Begin at the top of the records below and return each line exactly through the line with "ax.axhline(yv, color='#222222', lw=1.4, zorder=1)". Skip pictures.

+++ PROVIDED DATA +++

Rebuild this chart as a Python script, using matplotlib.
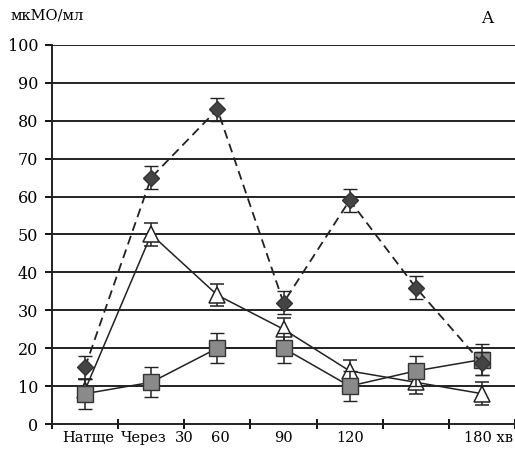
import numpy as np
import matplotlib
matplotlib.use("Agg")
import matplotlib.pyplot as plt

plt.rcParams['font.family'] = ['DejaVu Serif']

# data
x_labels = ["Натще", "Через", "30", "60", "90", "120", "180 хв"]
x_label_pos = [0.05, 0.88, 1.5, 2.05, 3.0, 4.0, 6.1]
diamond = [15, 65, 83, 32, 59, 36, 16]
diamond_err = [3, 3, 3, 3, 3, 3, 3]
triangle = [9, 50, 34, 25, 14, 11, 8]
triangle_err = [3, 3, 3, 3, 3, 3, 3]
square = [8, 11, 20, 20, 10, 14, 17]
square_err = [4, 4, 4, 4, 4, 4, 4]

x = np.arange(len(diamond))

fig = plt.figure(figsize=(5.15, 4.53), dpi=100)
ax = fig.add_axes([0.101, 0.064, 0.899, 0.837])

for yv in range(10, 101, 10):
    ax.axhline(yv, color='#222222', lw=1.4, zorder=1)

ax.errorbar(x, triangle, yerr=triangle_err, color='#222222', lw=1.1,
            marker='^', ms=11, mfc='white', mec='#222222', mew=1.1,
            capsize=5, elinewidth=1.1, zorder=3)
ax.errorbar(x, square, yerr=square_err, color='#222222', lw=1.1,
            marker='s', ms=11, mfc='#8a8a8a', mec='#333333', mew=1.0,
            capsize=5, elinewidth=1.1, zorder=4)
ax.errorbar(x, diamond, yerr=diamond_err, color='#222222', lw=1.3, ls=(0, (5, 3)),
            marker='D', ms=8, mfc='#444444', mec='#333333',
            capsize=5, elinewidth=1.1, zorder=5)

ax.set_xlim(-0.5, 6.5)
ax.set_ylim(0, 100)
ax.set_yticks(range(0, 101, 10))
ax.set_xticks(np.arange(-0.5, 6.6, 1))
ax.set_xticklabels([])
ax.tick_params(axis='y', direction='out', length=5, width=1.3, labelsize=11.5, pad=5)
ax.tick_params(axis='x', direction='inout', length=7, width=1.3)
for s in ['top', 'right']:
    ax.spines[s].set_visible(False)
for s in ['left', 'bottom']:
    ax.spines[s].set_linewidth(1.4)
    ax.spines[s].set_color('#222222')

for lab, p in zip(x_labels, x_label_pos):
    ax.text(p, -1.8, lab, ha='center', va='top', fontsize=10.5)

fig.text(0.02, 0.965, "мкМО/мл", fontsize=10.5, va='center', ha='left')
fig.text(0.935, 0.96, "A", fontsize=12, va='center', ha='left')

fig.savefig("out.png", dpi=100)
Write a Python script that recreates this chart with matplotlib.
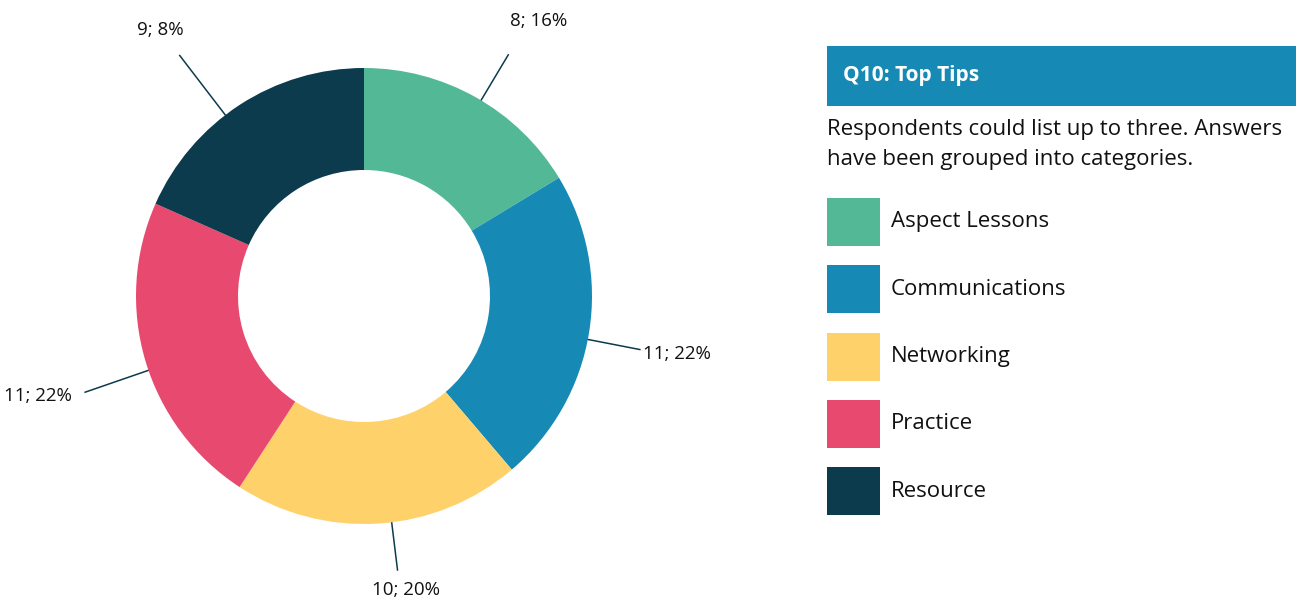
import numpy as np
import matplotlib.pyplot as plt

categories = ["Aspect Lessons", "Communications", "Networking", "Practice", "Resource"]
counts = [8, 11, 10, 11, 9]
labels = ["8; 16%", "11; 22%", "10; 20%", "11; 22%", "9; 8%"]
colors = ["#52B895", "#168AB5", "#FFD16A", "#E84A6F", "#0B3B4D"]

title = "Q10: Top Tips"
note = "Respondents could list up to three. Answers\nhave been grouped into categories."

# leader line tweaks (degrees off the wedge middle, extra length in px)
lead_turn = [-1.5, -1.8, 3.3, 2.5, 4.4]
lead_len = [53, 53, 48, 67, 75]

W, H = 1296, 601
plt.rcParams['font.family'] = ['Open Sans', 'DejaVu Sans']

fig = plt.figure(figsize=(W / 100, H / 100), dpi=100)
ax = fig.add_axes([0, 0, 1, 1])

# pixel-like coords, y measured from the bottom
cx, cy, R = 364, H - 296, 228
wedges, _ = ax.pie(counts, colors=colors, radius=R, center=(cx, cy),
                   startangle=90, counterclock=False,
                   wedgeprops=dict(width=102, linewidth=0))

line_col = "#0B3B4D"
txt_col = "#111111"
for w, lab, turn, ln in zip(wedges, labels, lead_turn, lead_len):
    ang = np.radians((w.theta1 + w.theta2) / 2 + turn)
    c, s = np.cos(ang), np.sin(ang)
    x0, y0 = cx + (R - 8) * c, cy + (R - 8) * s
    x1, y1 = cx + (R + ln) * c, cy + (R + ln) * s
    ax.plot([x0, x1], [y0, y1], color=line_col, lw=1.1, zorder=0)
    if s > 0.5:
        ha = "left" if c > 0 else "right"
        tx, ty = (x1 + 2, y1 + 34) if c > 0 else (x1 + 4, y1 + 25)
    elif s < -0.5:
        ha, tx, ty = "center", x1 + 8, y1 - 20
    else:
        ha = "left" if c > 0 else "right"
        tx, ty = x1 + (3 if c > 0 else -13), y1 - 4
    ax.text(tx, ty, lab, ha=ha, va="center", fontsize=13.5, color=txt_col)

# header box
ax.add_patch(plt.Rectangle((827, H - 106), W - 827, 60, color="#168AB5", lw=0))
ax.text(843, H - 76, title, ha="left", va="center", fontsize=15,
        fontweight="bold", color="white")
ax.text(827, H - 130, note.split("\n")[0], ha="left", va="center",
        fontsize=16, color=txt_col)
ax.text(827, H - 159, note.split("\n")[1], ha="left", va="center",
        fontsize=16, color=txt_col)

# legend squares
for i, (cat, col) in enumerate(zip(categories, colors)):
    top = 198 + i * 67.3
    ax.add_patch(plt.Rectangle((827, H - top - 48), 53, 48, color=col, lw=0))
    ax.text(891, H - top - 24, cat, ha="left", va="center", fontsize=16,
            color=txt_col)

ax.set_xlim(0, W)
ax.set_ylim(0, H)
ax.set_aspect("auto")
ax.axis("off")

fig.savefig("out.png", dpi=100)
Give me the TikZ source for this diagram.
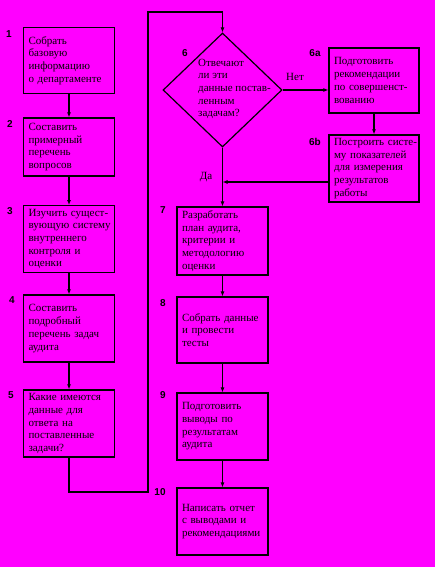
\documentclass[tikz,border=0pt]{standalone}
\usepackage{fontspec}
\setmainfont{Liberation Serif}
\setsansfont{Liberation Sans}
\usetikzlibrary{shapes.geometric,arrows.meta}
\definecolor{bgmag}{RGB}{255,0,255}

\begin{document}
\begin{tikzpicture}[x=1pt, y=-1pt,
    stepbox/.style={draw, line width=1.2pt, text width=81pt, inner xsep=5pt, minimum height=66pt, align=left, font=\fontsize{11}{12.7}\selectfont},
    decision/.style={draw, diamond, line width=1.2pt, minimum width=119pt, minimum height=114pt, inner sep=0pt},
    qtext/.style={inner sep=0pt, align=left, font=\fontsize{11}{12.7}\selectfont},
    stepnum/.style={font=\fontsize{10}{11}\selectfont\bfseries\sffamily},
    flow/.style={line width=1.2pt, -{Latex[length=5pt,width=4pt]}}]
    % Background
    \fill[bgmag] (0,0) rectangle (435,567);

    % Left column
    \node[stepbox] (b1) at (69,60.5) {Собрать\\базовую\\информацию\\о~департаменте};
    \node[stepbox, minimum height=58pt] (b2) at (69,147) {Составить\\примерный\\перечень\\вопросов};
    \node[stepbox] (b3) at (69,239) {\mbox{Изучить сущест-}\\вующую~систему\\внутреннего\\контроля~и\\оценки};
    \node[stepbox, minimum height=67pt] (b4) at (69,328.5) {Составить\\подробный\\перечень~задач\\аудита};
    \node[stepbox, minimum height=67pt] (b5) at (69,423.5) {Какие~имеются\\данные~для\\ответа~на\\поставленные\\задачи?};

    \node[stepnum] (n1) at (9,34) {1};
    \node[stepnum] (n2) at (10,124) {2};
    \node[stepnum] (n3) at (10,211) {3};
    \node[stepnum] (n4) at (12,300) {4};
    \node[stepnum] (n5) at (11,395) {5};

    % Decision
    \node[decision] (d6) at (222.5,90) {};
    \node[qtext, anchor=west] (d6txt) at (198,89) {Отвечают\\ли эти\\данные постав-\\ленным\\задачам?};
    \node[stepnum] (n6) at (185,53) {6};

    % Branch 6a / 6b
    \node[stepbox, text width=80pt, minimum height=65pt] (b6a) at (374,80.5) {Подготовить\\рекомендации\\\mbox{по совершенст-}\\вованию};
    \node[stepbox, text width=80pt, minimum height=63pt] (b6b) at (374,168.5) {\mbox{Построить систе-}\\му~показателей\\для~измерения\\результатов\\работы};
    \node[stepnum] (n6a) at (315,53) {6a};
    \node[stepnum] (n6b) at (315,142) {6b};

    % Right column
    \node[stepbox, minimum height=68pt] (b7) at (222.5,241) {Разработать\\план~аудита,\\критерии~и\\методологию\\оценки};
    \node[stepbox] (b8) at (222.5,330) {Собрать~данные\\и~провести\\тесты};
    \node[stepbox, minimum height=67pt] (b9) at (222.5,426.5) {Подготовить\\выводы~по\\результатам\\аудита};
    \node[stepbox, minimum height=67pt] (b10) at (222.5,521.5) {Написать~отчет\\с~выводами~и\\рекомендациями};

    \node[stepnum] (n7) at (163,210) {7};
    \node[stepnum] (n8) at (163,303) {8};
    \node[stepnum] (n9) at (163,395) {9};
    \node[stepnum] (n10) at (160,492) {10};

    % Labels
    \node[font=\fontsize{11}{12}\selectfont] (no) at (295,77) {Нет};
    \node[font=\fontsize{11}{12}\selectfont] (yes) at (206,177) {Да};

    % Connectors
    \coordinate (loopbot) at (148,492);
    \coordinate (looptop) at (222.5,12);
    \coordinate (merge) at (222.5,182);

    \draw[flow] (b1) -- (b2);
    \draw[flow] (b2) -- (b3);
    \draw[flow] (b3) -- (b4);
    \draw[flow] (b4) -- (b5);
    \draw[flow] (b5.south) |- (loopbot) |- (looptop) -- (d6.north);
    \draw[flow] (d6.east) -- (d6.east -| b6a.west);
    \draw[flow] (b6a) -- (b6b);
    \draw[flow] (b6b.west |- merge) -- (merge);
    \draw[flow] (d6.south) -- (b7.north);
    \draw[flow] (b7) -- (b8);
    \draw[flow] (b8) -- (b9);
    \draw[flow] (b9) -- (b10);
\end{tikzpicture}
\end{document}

+++

◆ EXPECTED ANSWER:
Rebuild this chart as a Python script, using matplotlib.
import numpy as np
import matplotlib
matplotlib.use("Agg")
import matplotlib.pyplot as plt

plt.rcParams['font.family'] = ['DejaVu Serif']

# data
x_labels = ["Натще", "Через", "30", "60", "90", "120", "180 хв"]
x_label_pos = [0.05, 0.88, 1.5, 2.05, 3.0, 4.0, 6.1]
diamond = [15, 65, 83, 32, 59, 36, 16]
diamond_err = [3, 3, 3, 3, 3, 3, 3]
triangle = [9, 50, 34, 25, 14, 11, 8]
triangle_err = [3, 3, 3, 3, 3, 3, 3]
square = [8, 11, 20, 20, 10, 14, 17]
square_err = [4, 4, 4, 4, 4, 4, 4]

x = np.arange(len(diamond))

fig = plt.figure(figsize=(5.15, 4.53), dpi=100)
ax = fig.add_axes([0.101, 0.064, 0.899, 0.837])

for yv in range(10, 101, 10):
    ax.axhline(yv, color='#222222', lw=1.4, zorder=1)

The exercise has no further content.